Ah what avails the sceptred race,
Ah what the form divine!
What every virtue, every grace!
Rose Aylmer, all were thine.
Rose Aylmer, whom these wakeful eyes
May weep, but never see,
A night of memories and of sighs
I consecrate to thee.
Inspired by a book lent to him by Rose Alymer, Landor produced the poem that set his reputation as a gifted poet. Gebir told the story of a Spanish prince who falls in love with Egyptian Queen Charoba. Critics raved, comparing him with Milton, Wordsworth and Coleridge. One critic wrote: "The vividness with which everything in it is presented to sight as well as through the wealth of its imagery, its moods of language — these are characteristics pre-eminent in Gebir."
Landor often wrote in Latin in an effort to veil his biting commentary.
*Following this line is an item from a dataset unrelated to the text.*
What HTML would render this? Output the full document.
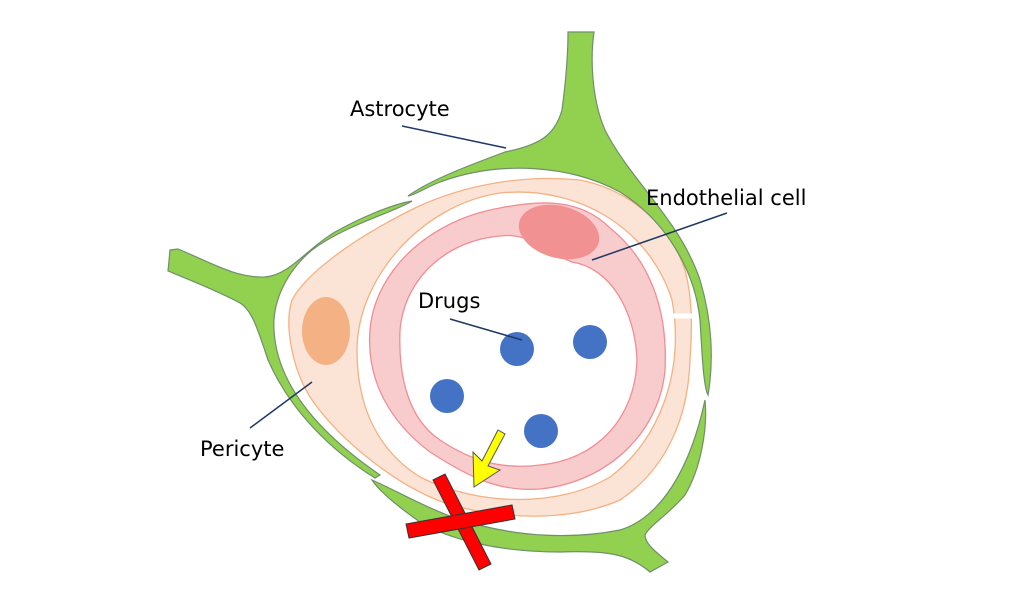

Once, while he was living in Como, Italy, he wrote a particularly vindictive piece against an Italian poet, also targeting local officials. He didn't realize that in Italy libel laws applied to anything written in Latin as well as Italian. Whe he was taken to task, he threatened to beat up a local official and was order to leave the city. He and his family settled in Florence, where he produced some of his best work, including the first volumes of Imaginary Conversations.
Some of his humorous epigrams display a biting wit inflicted on contemporary politicians and royalty. He clearly had little use for the House of Hanover.
George the First was always reckoned
Vile, but viler George the Second.
And what mortal ever heard
Any good of George the Third,
But when from earth the Fourth descended
God be praised the Georges ended
He is said to have influenced W.B. Yeats, Ezra Pound, and Robert Frost, among others.